Copy nothing but the text: reproduce each line of the listing exactly and leave the pictures out.
---------- Dataset excerpt ----------
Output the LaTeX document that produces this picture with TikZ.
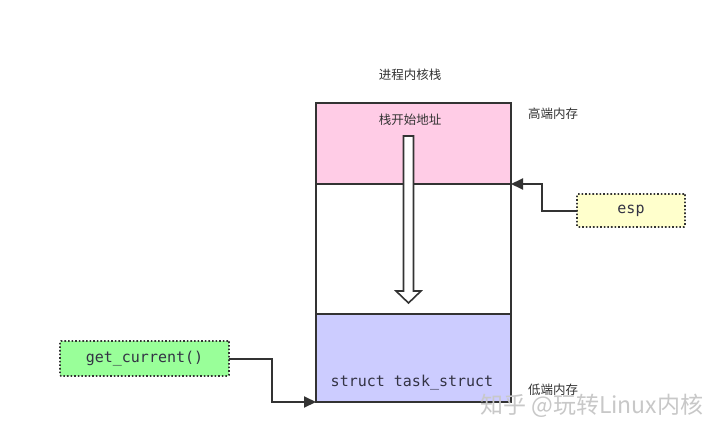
\documentclass[tikz,border=0pt]{standalone}
\usepackage{fontspec}
\newfontfamily\cjk{Noto Sans CJK SC}
\newfontfamily\mono{DejaVu Sans Mono}
\usetikzlibrary{arrows.meta}
\definecolor{lineg}{HTML}{333333}
\definecolor{pinkf}{HTML}{FFCCE6}
\definecolor{bluef}{HTML}{CCCCFF}
\definecolor{greenf}{HTML}{99FF99}
\definecolor{yellowf}{HTML}{FFFFCC}
\definecolor{monotext}{HTML}{333344}
\definecolor{wm}{HTML}{C8C8C8}
\tikzset{
  seg/.style={draw=lineg, line width=2pt, minimum width=195pt, inner sep=0pt, outer sep=0pt},
  tag/.style={draw=lineg, line width=1.6pt, dotted, inner sep=0pt, outer sep=0pt, rounded corners=1pt},
  cn/.style={font=\cjk\fontsize{12.5}{14}\selectfont, text=lineg, inner sep=0pt},
  mtxt/.style={font=\mono\fontsize{15}{17}\selectfont, text=monotext, inner sep=0pt},
  conn/.style={draw=lineg, line width=2pt, -{Triangle[length=12pt,width=11pt]}},
}
\begin{document}
\begin{tikzpicture}[x=1pt,y=-1pt]
\useasboundingbox[fill=white] (0,0) rectangle (720,436);
% stack segments
\node[seg, fill=pinkf, minimum height=81pt, anchor=north west] (top) at (316,103) {};
\node[seg, fill=white, minimum height=130pt, anchor=north west] (mid) at (316,184) {};
\node[seg, fill=bluef, minimum height=88pt, anchor=north west] (bot) at (316,314) {};
% labels
\node[cn] (title) at (410,75) {进程内核栈};
\node[cn] (high) at (553,114) {高端内存};
\node[cn] (start) at (410,120) {栈开始地址};
\node[cn] (low) at (553,390) {低端内存};
\node[mtxt] (ts) at (412,383) {struct task\_struct};
% hollow arrow
\draw[lineg, line width=1.6pt, fill=white, line join=miter]
  (403.5,136) -- (413.5,136) -- (413.5,291) -- (421,291) -- (408.5,303) -- (396,291) -- (403.5,291) -- cycle;
% tags
\node[tag, fill=yellowf, minimum width=108pt, minimum height=33pt, anchor=north west] (esp) at (577,194) {};
\node[mtxt] at (esp.center) {esp};
\node[tag, fill=greenf, minimum width=169pt, minimum height=35pt, anchor=north west] (gc) at (60,341) {};
\node[mtxt] at (gc.center) {get\_current()};
% connectors
\coordinate (espIn) at (top.south east);
\coordinate (gcIn) at (bot.south west);
\draw[conn] (esp.west) -| (542,184) -- (espIn);
\draw[conn] (gc.east) -| (272,402) -- (gcIn);
% watermark
\node[font=\cjk\fontsize{23}{25}\selectfont, text=wm, anchor=west, inner sep=0pt] (wmk) at (480,406) {知乎 @玩转Linux内核};
\end{tikzpicture}
\end{document}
----------
Output for this exercise -
Output the LaTeX document that produces this picture with TikZ.
\documentclass[tikz,border=0pt]{standalone}
\usepackage{fontspec}
\newfontfamily\cjk{Noto Sans CJK SC}
\newfontfamily\mono{DejaVu Sans Mono}
\usetikzlibrary{arrows.meta}
\definecolor{lineg}{HTML}{333333}
\definecolor{pinkf}{HTML}{FFCCE6}
\definecolor{bluef}{HTML}{CCCCFF}
\definecolor{greenf}{HTML}{99FF99}
\definecolor{yellowf}{HTML}{FFFFCC}
\definecolor{monotext}{HTML}{333344}
\definecolor{wm}{HTML}{C8C8C8}
\tikzset{
  seg/.style={draw=lineg, line width=2pt, minimum width=195pt, inner sep=0pt, outer sep=0pt},
  tag/.style={draw=lineg, line width=1.6pt, dotted, inner sep=0pt, outer sep=0pt, rounded corners=1pt},
  cn/.style={font=\cjk\fontsize{12.5}{14}\selectfont, text=lineg, inner sep=0pt},
  mtxt/.style={font=\mono\fontsize{15}{17}\selectfont, text=monotext, inner sep=0pt},
  conn/.style={draw=lineg, line width=2pt, -{Triangle[length=12pt,width=11pt]}},
}
\begin{document}
\begin{tikzpicture}[x=1pt,y=-1pt]
\useasboundingbox[fill=white] (0,0) rectangle (720,436);
% stack segments
\node[seg, fill=pinkf, minimum height=81pt, anchor=north west] (top) at (316,103) {};
\node[seg, fill=white, minimum height=130pt, anchor=north west] (mid) at (316,184) {};
\node[seg, fill=bluef, minimum height=88pt, anchor=north west] (bot) at (316,314) {};
% labels
\node[cn] (title) at (410,75) {进程内核栈};
\node[cn] (high) at (553,114) {高端内存};
\node[cn] (start) at (410,120) {栈开始地址};
\node[cn] (low) at (553,390) {低端内存};
\node[mtxt] (ts) at (412,383) {struct task\_struct};
% hollow arrow
\draw[lineg, line width=1.6pt, fill=white, line join=miter]
  (403.5,136) -- (413.5,136) -- (413.5,291) -- (421,291) -- (408.5,303) -- (396,291) -- (403.5,291) -- cycle;
% tags
\node[tag, fill=yellowf, minimum width=108pt, minimum height=33pt, anchor=north west] (esp) at (577,194) {};
\node[mtxt] at (esp.center) {esp};
\node[tag, fill=greenf, minimum width=169pt, minimum height=35pt, anchor=north west] (gc) at (60,341) {};
\node[mtxt] at (gc.center) {get\_current()};
% connectors
\coordinate (espIn) at (top.south east);
\coordinate (gcIn) at (bot.south west);
\draw[conn] (esp.west) -| (542,184) -- (espIn);
\draw[conn] (gc.east) -| (272,402) -- (gcIn);
% watermark
\node[font=\cjk\fontsize{23}{25}\selectfont, text=wm, anchor=west, inner sep=0pt] (wmk) at (480,406) {知乎 @玩转Linux内核};
\end{tikzpicture}
\end{document}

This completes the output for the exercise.